#### RAW DATA ####

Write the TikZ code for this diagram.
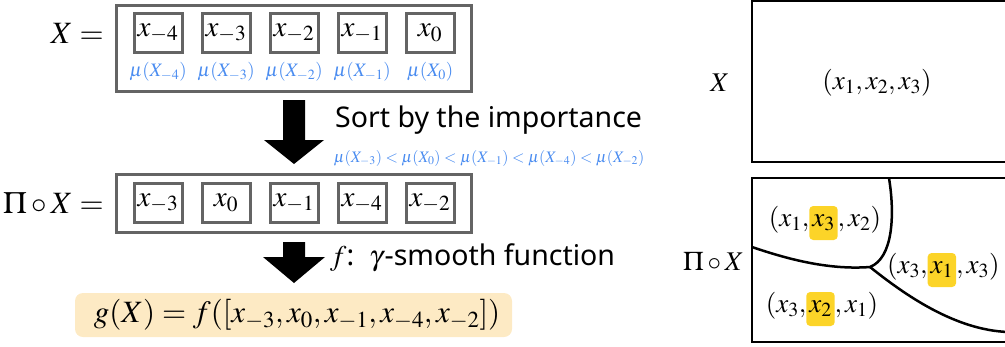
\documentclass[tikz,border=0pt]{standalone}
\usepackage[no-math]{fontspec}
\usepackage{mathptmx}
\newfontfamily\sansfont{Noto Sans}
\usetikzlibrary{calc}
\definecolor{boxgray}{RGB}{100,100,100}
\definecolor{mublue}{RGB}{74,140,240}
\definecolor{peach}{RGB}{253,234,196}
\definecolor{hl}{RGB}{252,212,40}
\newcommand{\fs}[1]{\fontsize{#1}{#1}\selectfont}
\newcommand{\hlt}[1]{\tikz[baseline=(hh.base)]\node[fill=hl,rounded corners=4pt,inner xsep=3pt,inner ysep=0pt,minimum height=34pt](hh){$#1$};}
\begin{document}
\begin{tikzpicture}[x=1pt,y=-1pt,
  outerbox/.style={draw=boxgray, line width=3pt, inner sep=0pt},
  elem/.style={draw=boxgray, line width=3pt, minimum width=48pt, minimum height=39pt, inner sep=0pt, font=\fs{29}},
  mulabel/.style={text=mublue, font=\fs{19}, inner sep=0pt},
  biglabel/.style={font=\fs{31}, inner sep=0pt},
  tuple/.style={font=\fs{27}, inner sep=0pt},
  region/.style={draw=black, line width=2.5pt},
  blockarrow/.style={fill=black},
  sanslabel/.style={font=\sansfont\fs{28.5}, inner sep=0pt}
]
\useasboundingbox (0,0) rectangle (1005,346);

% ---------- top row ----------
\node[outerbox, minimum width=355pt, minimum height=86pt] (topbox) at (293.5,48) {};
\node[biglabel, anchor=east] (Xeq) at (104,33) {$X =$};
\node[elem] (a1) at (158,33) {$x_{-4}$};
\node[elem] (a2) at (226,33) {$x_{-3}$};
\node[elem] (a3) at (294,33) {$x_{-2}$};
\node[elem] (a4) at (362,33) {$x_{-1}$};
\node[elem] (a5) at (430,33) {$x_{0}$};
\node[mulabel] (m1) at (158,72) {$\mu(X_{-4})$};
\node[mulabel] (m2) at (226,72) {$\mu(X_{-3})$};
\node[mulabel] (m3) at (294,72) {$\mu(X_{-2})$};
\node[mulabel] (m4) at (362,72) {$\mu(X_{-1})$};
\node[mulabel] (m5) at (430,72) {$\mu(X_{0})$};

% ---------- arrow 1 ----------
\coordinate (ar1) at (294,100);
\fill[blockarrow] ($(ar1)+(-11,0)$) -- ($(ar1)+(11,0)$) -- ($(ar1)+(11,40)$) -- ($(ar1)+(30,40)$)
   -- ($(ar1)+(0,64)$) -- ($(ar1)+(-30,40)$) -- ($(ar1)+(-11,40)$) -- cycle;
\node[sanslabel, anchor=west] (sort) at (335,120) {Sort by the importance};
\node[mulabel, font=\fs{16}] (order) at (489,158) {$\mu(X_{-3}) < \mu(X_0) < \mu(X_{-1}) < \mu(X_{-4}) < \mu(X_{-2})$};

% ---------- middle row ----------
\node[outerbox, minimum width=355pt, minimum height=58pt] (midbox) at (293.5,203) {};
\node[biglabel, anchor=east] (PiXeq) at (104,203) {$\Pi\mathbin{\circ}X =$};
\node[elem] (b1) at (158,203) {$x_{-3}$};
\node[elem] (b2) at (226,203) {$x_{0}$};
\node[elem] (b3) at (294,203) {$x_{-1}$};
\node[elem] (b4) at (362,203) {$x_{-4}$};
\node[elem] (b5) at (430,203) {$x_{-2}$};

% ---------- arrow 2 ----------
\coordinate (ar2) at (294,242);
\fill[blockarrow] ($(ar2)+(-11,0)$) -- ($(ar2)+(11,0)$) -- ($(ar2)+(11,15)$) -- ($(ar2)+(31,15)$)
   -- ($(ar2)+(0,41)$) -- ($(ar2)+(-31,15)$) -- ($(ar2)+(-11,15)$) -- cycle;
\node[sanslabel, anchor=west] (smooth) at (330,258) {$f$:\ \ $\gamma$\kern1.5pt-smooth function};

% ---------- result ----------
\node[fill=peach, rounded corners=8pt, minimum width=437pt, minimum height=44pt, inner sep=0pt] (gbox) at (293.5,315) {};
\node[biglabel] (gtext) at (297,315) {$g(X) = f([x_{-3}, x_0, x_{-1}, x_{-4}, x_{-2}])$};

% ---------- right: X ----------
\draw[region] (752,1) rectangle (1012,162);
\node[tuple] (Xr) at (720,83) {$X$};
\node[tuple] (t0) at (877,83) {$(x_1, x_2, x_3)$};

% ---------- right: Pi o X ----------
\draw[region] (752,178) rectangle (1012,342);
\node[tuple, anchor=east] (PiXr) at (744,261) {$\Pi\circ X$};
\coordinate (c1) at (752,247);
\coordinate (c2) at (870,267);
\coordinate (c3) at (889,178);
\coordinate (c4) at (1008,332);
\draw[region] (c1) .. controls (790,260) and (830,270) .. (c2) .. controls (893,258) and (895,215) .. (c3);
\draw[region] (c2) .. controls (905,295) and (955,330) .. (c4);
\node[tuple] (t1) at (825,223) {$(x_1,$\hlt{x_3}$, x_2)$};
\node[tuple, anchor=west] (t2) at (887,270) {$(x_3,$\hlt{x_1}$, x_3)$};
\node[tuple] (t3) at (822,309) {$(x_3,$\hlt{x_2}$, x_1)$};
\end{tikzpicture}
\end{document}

####

WRITTEN EXERCISE
Extract the lines exactly, please: the first line of the listing, the line with "(0,0) rectangle (1005,346);", and every line between them, but no pictures.

THE RESPONSE
Write the TikZ code for this diagram.
\documentclass[tikz,border=0pt]{standalone}
\usepackage[no-math]{fontspec}
\usepackage{mathptmx}
\newfontfamily\sansfont{Noto Sans}
\usetikzlibrary{calc}
\definecolor{boxgray}{RGB}{100,100,100}
\definecolor{mublue}{RGB}{74,140,240}
\definecolor{peach}{RGB}{253,234,196}
\definecolor{hl}{RGB}{252,212,40}
\newcommand{\fs}[1]{\fontsize{#1}{#1}\selectfont}
\newcommand{\hlt}[1]{\tikz[baseline=(hh.base)]\node[fill=hl,rounded corners=4pt,inner xsep=3pt,inner ysep=0pt,minimum height=34pt](hh){$#1$};}
\begin{document}
\begin{tikzpicture}[x=1pt,y=-1pt,
  outerbox/.style={draw=boxgray, line width=3pt, inner sep=0pt},
  elem/.style={draw=boxgray, line width=3pt, minimum width=48pt, minimum height=39pt, inner sep=0pt, font=\fs{29}},
  mulabel/.style={text=mublue, font=\fs{19}, inner sep=0pt},
  biglabel/.style={font=\fs{31}, inner sep=0pt},
  tuple/.style={font=\fs{27}, inner sep=0pt},
  region/.style={draw=black, line width=2.5pt},
  blockarrow/.style={fill=black},
  sanslabel/.style={font=\sansfont\fs{28.5}, inner sep=0pt}
]
\useasboundingbox (0,0) rectangle (1005,346);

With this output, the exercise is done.